**GIVEN INSTRUCTION:** Copy exactly the lines from the start of the material through the line with "plt.rcParams['mathtext.it'] = 'Liberation". Pictures stay out of the copy.

═════ RAW DATA ═════

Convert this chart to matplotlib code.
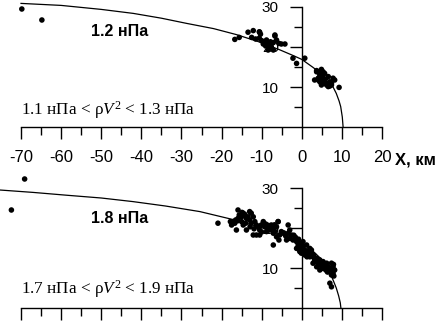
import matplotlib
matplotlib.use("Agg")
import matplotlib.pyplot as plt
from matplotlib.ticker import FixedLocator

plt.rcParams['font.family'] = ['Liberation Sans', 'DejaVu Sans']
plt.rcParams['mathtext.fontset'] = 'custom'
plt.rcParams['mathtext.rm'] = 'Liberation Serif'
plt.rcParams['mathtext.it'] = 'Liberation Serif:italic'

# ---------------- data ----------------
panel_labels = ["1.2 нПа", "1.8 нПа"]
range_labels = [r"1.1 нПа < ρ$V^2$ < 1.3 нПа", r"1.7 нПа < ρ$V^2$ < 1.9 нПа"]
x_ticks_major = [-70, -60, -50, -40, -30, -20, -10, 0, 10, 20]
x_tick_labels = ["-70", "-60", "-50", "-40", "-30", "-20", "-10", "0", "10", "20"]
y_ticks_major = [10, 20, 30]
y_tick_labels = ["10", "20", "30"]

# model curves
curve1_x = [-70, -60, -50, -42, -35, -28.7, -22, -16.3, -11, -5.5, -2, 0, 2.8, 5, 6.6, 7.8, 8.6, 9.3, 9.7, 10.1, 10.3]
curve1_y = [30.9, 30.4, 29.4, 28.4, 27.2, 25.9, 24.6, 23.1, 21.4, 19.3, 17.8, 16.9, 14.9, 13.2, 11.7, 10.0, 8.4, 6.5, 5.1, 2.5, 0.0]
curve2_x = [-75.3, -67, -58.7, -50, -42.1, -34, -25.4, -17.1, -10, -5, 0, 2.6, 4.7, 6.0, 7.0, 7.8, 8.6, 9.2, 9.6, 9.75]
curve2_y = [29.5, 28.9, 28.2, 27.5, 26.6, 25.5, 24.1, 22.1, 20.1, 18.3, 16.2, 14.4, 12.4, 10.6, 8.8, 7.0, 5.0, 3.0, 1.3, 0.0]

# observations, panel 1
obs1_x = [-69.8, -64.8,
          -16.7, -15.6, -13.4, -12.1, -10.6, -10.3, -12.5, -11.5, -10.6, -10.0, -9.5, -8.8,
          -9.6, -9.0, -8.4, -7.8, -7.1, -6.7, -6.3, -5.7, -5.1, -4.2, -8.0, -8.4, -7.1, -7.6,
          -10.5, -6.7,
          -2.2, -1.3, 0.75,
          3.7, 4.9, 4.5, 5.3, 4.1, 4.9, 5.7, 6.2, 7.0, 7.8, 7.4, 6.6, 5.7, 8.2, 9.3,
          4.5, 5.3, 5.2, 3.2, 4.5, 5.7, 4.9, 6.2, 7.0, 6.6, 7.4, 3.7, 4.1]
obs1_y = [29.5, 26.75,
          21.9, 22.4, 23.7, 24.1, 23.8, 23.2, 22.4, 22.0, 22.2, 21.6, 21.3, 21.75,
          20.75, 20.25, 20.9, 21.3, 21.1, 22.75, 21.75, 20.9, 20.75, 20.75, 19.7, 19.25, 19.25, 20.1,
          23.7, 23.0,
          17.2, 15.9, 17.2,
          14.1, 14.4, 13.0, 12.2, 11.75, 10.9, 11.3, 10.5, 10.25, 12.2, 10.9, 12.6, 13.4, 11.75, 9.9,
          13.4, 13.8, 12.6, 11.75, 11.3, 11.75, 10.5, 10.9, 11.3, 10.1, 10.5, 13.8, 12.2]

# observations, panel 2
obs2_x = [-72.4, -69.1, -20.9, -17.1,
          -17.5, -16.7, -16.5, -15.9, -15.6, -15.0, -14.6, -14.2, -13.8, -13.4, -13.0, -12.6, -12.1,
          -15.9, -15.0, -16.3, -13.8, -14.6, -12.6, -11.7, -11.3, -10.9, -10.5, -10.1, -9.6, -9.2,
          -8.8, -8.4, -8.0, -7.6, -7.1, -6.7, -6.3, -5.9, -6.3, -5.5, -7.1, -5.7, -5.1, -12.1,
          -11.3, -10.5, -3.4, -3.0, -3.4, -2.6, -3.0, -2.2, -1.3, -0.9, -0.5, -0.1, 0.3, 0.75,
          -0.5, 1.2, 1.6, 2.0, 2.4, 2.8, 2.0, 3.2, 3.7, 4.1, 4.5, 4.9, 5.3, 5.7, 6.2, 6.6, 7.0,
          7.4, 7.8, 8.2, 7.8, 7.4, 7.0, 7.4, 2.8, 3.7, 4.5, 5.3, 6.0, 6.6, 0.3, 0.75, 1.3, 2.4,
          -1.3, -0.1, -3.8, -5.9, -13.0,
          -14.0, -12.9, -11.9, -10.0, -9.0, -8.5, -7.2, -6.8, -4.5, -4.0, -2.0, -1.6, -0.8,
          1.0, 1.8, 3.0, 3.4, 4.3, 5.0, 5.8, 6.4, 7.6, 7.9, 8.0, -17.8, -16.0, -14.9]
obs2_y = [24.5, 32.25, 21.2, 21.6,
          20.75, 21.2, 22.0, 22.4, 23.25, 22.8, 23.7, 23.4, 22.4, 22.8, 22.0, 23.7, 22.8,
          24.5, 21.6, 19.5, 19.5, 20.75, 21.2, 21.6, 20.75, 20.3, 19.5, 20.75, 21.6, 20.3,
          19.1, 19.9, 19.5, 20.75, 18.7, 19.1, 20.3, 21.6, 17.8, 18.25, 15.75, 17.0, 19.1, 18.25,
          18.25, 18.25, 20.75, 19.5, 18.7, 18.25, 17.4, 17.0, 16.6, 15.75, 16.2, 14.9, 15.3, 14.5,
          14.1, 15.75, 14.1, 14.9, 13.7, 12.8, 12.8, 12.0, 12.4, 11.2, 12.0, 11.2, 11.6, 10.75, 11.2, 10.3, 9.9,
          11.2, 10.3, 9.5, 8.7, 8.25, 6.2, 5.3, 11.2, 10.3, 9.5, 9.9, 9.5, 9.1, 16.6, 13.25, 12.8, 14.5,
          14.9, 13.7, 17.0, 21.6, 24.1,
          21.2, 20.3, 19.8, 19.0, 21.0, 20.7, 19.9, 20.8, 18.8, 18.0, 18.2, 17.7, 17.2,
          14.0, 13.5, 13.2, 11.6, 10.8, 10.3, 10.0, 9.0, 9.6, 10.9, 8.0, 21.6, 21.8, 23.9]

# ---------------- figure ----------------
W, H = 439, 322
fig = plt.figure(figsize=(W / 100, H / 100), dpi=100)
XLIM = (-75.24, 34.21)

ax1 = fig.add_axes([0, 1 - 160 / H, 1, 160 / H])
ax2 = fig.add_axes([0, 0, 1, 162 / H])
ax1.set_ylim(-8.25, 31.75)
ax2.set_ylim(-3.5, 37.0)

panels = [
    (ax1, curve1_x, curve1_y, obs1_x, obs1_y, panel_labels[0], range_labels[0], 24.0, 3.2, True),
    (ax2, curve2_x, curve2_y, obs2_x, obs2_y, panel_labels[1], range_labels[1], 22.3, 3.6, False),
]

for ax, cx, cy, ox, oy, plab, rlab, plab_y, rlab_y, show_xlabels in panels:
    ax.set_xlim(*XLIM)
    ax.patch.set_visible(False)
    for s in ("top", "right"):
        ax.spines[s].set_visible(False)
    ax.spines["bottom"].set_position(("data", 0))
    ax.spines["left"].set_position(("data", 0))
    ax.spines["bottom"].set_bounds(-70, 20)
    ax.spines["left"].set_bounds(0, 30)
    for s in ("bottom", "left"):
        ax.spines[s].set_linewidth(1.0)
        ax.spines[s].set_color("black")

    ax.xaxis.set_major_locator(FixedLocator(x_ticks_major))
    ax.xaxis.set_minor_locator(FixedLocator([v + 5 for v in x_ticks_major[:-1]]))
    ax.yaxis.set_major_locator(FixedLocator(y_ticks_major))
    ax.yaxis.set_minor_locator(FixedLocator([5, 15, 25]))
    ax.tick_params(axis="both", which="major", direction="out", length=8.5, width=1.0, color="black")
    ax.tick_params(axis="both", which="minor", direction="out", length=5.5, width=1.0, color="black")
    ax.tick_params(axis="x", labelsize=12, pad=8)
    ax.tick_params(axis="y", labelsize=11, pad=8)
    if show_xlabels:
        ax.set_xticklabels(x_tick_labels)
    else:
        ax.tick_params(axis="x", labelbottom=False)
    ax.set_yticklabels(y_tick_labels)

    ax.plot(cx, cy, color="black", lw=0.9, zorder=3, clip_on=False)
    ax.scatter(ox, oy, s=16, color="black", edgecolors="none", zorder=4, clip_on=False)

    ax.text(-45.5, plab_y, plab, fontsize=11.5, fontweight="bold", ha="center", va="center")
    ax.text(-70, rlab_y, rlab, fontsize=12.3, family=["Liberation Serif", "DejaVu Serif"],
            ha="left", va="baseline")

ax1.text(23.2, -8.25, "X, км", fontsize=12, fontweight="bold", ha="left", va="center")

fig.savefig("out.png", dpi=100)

═════

**ANSWER TO THIS TASK:**
Convert this chart to matplotlib code.
import matplotlib
matplotlib.use("Agg")
import matplotlib.pyplot as plt
from matplotlib.ticker import FixedLocator

plt.rcParams['font.family'] = ['Liberation Sans', 'DejaVu Sans']
plt.rcParams['mathtext.fontset'] = 'custom'
plt.rcParams['mathtext.rm'] = 'Liberation Serif'
plt.rcParams['mathtext.it'] = 'Liberation Serif:italic'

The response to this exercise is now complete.